- Stated problem -
Give the number of lines that include the string "with", nothing more.

- Data segment -
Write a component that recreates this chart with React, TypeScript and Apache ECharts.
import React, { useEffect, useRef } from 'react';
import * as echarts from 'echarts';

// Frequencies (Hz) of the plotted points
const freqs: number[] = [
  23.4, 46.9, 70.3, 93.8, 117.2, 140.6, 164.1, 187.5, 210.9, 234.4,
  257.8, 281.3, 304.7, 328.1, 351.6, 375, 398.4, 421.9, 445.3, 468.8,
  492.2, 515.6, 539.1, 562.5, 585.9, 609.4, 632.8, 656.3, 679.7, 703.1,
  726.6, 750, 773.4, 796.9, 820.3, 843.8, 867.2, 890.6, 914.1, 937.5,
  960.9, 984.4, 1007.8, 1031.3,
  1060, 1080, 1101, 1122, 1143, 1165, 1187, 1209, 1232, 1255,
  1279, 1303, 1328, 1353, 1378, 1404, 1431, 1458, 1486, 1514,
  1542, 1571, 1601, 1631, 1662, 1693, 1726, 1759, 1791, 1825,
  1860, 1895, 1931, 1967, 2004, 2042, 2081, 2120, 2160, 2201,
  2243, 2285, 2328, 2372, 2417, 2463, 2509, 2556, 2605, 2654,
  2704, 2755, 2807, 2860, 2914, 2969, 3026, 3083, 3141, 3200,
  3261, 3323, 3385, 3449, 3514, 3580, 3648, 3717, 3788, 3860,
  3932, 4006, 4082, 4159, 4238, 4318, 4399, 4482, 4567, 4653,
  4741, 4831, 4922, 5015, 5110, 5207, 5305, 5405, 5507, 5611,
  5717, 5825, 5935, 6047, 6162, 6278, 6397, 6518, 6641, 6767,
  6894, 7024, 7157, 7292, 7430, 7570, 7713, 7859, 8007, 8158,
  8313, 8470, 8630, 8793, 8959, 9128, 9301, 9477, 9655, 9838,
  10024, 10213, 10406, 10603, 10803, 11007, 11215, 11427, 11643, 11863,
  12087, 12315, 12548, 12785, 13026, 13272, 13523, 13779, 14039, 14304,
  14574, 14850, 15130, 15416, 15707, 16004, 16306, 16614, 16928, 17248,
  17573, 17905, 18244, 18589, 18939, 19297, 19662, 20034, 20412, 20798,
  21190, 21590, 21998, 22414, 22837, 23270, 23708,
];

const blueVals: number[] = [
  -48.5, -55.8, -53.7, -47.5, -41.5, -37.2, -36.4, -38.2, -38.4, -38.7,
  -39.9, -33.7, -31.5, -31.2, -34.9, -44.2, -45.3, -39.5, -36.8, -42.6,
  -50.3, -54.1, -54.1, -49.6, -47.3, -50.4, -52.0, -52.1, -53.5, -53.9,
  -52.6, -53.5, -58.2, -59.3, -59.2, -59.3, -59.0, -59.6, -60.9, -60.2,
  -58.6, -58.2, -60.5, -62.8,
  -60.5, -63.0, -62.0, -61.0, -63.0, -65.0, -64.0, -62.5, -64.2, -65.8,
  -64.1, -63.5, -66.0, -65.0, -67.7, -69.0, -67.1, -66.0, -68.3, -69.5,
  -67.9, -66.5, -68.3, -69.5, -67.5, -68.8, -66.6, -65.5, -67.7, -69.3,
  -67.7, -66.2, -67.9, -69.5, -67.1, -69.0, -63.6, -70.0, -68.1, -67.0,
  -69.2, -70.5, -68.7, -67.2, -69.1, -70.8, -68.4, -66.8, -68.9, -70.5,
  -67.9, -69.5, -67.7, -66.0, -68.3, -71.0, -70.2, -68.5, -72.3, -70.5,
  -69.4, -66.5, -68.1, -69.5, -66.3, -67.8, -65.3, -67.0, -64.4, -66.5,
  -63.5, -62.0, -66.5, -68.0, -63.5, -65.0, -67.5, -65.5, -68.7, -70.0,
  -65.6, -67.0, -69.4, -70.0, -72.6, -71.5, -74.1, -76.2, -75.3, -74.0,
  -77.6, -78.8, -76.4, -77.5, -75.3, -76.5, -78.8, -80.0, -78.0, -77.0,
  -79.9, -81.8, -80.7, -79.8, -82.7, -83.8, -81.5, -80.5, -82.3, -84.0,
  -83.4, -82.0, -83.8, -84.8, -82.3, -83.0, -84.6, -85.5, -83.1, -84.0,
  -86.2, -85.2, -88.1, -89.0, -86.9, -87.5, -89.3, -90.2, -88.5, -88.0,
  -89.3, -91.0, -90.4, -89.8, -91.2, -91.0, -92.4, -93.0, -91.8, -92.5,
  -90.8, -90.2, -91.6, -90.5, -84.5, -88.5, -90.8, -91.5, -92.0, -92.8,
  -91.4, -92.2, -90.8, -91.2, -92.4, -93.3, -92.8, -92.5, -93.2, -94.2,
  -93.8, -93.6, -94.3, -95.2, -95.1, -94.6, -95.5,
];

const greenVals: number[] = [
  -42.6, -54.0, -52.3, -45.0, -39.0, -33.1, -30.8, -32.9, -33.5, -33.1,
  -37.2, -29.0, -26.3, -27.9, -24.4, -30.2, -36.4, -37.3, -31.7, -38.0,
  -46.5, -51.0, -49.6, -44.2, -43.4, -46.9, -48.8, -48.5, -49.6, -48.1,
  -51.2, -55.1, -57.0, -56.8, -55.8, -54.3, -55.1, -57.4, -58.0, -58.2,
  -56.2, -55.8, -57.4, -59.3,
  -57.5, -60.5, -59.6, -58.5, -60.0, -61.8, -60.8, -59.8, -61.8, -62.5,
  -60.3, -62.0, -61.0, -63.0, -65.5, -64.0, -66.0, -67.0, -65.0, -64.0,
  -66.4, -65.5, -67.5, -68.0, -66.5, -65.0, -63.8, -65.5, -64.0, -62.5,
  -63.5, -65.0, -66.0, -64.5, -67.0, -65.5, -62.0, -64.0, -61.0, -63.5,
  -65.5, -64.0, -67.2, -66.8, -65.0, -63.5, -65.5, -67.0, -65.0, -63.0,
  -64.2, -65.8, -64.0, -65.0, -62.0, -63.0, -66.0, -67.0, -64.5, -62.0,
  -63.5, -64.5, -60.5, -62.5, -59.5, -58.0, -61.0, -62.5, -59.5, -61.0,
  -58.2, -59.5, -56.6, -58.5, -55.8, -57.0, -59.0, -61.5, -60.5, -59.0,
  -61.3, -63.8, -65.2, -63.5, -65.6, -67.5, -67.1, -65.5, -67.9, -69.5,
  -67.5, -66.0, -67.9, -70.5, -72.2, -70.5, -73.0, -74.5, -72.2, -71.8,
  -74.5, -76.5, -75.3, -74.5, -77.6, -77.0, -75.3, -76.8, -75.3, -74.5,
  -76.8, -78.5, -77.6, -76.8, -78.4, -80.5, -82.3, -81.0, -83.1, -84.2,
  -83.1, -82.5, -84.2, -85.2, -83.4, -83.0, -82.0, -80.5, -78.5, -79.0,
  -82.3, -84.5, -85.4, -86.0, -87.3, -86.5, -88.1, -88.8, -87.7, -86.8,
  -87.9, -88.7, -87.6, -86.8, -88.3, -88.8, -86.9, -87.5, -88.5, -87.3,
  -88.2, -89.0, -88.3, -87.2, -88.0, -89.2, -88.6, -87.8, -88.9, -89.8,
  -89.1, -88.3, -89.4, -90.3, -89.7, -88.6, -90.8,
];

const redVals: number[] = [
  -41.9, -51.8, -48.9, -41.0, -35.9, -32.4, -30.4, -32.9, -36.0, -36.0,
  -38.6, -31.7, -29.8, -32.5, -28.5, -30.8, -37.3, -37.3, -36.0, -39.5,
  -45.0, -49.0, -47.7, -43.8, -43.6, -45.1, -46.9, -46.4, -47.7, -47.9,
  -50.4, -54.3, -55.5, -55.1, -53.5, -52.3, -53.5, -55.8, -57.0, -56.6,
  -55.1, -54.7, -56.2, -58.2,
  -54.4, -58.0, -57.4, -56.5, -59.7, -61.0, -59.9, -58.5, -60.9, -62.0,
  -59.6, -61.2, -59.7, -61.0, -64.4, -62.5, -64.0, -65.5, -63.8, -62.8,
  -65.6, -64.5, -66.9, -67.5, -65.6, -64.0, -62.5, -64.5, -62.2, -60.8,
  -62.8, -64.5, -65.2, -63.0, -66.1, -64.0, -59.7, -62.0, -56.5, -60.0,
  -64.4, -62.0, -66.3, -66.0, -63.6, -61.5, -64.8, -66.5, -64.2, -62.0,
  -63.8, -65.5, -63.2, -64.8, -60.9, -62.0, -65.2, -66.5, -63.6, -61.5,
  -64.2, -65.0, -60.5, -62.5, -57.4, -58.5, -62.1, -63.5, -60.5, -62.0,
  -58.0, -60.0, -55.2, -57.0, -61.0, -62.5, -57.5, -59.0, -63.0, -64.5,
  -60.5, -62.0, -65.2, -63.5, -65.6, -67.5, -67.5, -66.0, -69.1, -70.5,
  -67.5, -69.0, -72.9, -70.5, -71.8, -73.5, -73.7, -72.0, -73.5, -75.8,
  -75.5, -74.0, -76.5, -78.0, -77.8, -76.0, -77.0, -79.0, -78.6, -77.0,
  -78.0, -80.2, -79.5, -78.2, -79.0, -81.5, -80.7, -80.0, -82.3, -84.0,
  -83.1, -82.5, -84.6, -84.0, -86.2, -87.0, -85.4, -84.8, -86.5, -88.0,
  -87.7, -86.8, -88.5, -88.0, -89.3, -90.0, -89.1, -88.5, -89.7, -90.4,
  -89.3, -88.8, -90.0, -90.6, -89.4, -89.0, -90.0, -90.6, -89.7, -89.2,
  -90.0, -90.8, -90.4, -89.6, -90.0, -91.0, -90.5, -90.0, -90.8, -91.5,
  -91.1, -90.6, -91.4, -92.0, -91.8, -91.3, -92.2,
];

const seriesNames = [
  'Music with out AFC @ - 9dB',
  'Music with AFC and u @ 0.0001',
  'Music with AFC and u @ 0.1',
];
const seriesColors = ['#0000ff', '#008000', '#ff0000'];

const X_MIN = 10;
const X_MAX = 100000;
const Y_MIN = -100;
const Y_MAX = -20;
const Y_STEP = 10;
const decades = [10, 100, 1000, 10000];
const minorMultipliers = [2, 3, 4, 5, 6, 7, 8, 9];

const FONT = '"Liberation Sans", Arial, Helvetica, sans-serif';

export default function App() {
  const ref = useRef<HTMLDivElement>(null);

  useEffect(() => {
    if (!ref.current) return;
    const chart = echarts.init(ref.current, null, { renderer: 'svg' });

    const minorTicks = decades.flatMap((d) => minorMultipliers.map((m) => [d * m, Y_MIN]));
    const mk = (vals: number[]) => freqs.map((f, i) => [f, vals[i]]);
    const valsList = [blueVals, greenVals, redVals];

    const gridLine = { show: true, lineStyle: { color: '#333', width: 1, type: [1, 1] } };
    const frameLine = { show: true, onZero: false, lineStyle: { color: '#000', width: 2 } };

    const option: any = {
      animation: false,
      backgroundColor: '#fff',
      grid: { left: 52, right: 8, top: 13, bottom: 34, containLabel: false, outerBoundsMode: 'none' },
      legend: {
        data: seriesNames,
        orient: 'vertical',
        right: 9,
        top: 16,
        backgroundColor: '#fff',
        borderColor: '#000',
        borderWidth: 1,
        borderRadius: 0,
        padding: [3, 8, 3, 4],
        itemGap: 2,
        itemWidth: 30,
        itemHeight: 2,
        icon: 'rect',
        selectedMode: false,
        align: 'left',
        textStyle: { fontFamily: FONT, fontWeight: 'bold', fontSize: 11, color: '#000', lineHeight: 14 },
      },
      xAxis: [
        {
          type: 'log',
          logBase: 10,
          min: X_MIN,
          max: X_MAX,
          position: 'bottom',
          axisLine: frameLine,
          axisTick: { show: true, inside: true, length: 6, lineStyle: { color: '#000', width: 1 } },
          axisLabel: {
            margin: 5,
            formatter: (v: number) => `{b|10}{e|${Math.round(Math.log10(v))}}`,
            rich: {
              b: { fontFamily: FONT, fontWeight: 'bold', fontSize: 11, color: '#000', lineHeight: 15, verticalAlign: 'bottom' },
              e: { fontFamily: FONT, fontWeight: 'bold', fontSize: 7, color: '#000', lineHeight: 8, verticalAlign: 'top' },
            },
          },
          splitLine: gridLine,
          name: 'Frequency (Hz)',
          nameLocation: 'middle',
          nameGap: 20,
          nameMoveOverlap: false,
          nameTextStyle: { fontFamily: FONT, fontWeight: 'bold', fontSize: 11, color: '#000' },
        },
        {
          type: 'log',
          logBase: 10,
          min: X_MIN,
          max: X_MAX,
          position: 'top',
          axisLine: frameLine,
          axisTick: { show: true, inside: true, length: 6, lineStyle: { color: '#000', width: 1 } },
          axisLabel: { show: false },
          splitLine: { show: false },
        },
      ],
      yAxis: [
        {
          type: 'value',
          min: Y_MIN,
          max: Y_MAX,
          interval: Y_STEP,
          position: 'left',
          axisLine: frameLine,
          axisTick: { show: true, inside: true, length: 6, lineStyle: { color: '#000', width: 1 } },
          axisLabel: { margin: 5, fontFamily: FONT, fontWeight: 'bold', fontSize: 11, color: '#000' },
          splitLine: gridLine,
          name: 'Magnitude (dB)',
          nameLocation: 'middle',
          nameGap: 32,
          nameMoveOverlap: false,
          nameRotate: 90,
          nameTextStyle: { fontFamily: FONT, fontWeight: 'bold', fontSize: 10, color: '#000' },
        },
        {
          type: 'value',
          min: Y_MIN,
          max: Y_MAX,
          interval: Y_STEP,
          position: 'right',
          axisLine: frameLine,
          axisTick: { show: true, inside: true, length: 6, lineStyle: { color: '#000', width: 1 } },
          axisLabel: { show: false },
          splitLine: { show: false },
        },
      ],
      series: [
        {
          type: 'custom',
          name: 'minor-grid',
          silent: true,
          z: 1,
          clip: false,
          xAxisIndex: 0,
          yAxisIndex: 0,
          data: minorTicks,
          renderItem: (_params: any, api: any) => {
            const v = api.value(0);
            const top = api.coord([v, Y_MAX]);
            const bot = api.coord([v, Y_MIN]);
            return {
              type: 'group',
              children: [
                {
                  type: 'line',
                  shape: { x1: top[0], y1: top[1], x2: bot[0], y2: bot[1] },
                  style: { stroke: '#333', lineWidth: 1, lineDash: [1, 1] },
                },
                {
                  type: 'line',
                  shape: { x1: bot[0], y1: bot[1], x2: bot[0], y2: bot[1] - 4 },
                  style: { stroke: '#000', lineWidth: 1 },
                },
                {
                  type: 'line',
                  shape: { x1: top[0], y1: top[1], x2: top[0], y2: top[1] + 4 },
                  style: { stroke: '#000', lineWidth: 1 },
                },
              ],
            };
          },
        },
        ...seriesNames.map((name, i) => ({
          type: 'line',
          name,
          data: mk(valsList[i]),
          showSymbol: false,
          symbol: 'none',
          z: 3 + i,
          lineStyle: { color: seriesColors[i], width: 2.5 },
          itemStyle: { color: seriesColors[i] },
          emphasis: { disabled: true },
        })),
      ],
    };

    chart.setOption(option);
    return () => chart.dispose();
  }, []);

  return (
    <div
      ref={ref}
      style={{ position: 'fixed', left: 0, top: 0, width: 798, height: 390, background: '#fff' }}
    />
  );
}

- Solution for this task -
4